The new office is being headed by Mike Rand, one of Bluefield’s three founders and managing partners. Rand joined from Foresight Group in 2009 and helped form the London-listed Bluefield Solar Income Fund.
The company’s investments in Australia will be pursued via a separate vehicle from BSIF, which will remain focused purely on UK-based assets. The risk profile of Australian solar and the currency differences are understood to be factors in separating the geographies.
New investments in Australia are expected to follow a similar policy to BSIF, which largely includes investing in primary market assets without taking construction risk. The country’s solar power sector enjoyed a record-breaking year in 2017, bringing the total installed capacity to 6.4GW from 5.5GW, according to Australia’s Clean Energy Regulator.
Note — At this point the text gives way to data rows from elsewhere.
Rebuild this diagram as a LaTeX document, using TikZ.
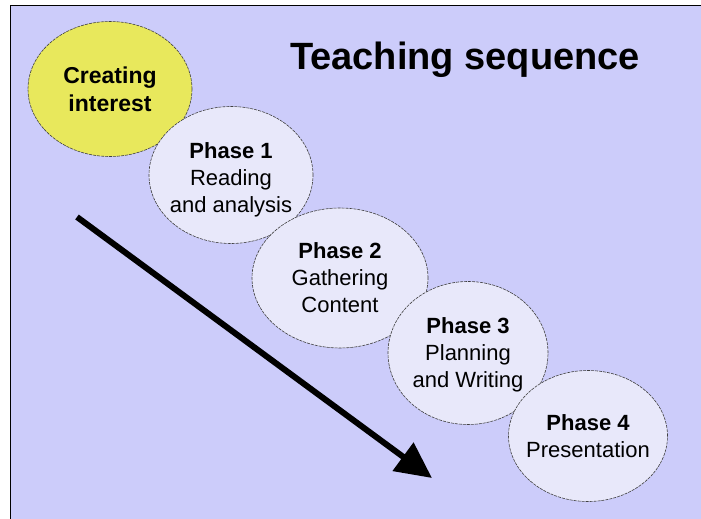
\documentclass[tikz,border=0pt]{standalone}
\usepackage{fontspec}
\setmainfont{Liberation Sans}
\usetikzlibrary{shapes.geometric,arrows.meta}
\definecolor{bgl}{HTML}{CCCCFA}
\definecolor{yel}{HTML}{E8E85C}
\definecolor{pha}{HTML}{E8E8FA}
\tikzset{
  blob/.style={ellipse, draw=black!75, dash pattern=on 3pt off 1pt, line width=0.6pt, inner sep=0pt},
  phasebox/.style={blob, fill=pha},
  txt/.style={align=center, inner sep=0pt, font=\fontsize{22}{27}\selectfont},
}
\begin{document}
\begin{tikzpicture}[x=1pt,y=-1pt]
\useasboundingbox (0,0) rectangle (701,519);
\fill[white] (0,0) rectangle (701,519);
\fill[bgl] (10,6) rectangle (701,519);
\draw[line width=1pt] (10,519) -- (10,6) -- (701,6);
\node (title) at (465,60) {\fontsize{38}{44}\selectfont\bfseries Teaching sequence};
\node[blob, fill=yel, minimum width=164pt, minimum height=135pt] (ci) at (110,89) {};
\node[txt, font=\fontsize{23}{28}\selectfont\bfseries] (cit) at (ci.center) {Creating\\interest};
\node[phasebox, minimum width=164pt, minimum height=137pt] (p1) at (231,175) {};
\node[txt] (p1t) at ([yshift=-5pt]p1.center) {\textbf{Phase 1}\\Reading\\and analysis};
\node[phasebox, minimum width=176pt, minimum height=140pt] (p2) at (340,278) {};
\node[txt] (p2t) at (p2.center) {\textbf{Phase 2}\\Gathering\\Content};
\node[phasebox, minimum width=160pt, minimum height=143pt] (p3) at (468,353) {};
\node[txt] (p3t) at ([yshift=-2pt]p3.center) {\textbf{Phase 3}\\Planning\\and Writing};
\node[phasebox, minimum width=159pt, minimum height=131pt] (p4) at (588,436) {};
\node[txt] (p4t) at (p4.center) {\textbf{Phase 4}\\Presentation};
\coordinate (as) at (77,217);
\coordinate (ae) at (432,478);
\draw[line width=6pt, -{Triangle[length=36pt,width=34pt]}] (as) -- (ae);
\end{tikzpicture}
\end{document}
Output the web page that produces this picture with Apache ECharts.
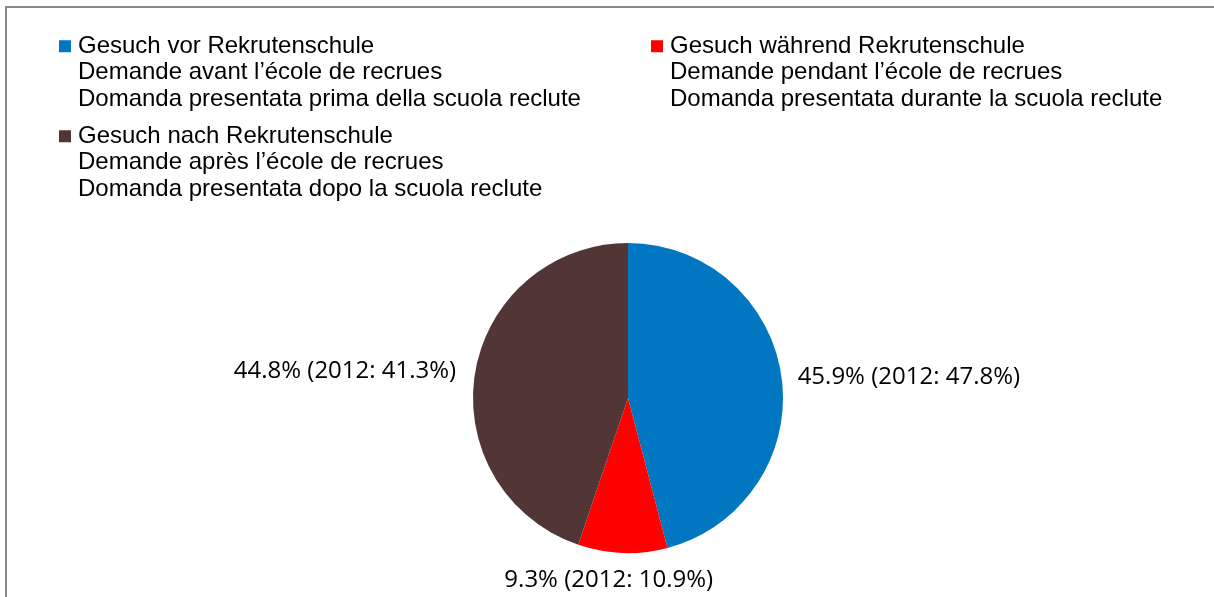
<!DOCTYPE html>
<html>

<head>
    <meta charset="utf-8" />
    <script src="https://cdn.jsdelivr.net/npm/echarts@6/dist/echarts.min.js"></script>
    <style>
        html, body { margin: 0; padding: 0; background: #fff; }
    </style>
</head>

<body>
    <div id="main" style="width: 1214px; height: 597px;"></div>
    <script type="text/javascript">
        // categories (legend names, 3 lines each)
        var categories = [
            'Gesuch vor Rekrutenschule\nDemande avant l\u2019école de recrues\nDomanda presentata prima della scuola reclute',
            'Gesuch während Rekrutenschule\nDemande pendant l\u2019école de recrues\nDomanda presentata durante la scuola reclute',
            'Gesuch nach Rekrutenschule\nDemande après l\u2019école de recrues\nDomanda presentata dopo la scuola reclute'
        ];
        var values = [45.9, 9.3, 44.8];       // 2013
        var values2012 = [47.8, 10.9, 41.3];  // previous year
        var colors = ['#0077C0', '#FF0000', '#523535'];

        var myChart = echarts.init(document.getElementById('main'));

        // tall legend icon: square on top, invisible point at the bottom right,
        // so the square lines up with the first of the three text lines
        var iconPath = 'path://M0,0L12,0L12,12L0,12Z M14,65L14.01,65';

        function makeLegend(i, left, top) {
            return {
                data: [categories[i]],
                left: left,
                top: top,
                itemWidth: 14,
                itemHeight: 65,
                icon: iconPath,
                selectedMode: false,
                textStyle: {
                    fontFamily: 'Liberation Sans, Arial, sans-serif',
                    fontSize: 24,
                    color: '#000',
                    lineHeight: 26.5
                }
            };
        }

        // per slice label line lengths (labels sit just outside the pie)
        var lineLen = [[8, 3], [27, 0], [10, 4]];

        var pieData = values.map(function (v, i) {
            return {
                name: categories[i],
                value: v,
                itemStyle: { color: colors[i] },
                labelLine: { show: false, length: lineLen[i][0], length2: lineLen[i][1] }
            };
        });

        var option = {
            animation: false,
            backgroundColor: '#fff',
            graphic: [{
                type: 'rect',
                shape: { x: 6, y: 7, width: 1300, height: 700 },
                style: { fill: 'none', stroke: '#8a8a8a', lineWidth: 2 },
                silent: true
            }],
            legend: [
                makeLegend(0, 54, 28),
                makeLegend(1, 646, 28),
                makeLegend(2, 54, 118)
            ],
            series: [{
                type: 'pie',
                center: [628, 398],
                radius: 155,
                startAngle: 90,
                clockwise: true,
                avoidLabelOverlap: false,
                data: pieData,
                label: {
                    show: true,
                    position: 'outside',
                    fontFamily: 'Open Sans, sans-serif',
                    fontSize: 24,
                    color: '#000',
                    formatter: function (p) {
                        return p.value.toFixed(1) + '% (2012: ' + values2012[p.dataIndex].toFixed(1) + '%)';
                    }
                },
                labelLayout: function (params) {
                    if (params.dataIndex === 1) {
                        return { align: 'center', dx: -8 };
                    }
                }
            }]
        };

        myChart.setOption(option);
    </script>
</body>

</html>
Targets for the company’s build-outs are still being assessed.
Bluefield is also understood to be considering investments in the wider European market, including in Italy and Spain where new primary market opportunities have recently become available. Bluefield postponed an IPO of a European solar fund in 2015 following wider unfavourable market conditions. The European investments will also be made separately from BSIF.
The moves come after a year in which BSIF recorded a rise in net asset value from 105.07 pence per share in December 2016 to 112.4 in December 2017. The fund made one 5MW investment during the year, bringing its total portfolio to 446.5MW.
Bluefield’s UK-listed peers have also made similar moves abroad. The Foresight Solar Fund made its first overseas acquisition last year with a 48.5 percent stake in the 110MW Bannerton site in Australia, investing through the same fund that holds a 528MW portfolio predominantly comprised of UK solar assets. The listed NextEnergy Solar Fund also diversified last year, spending €131.9 million on a 34.5MW portfolio in Italy.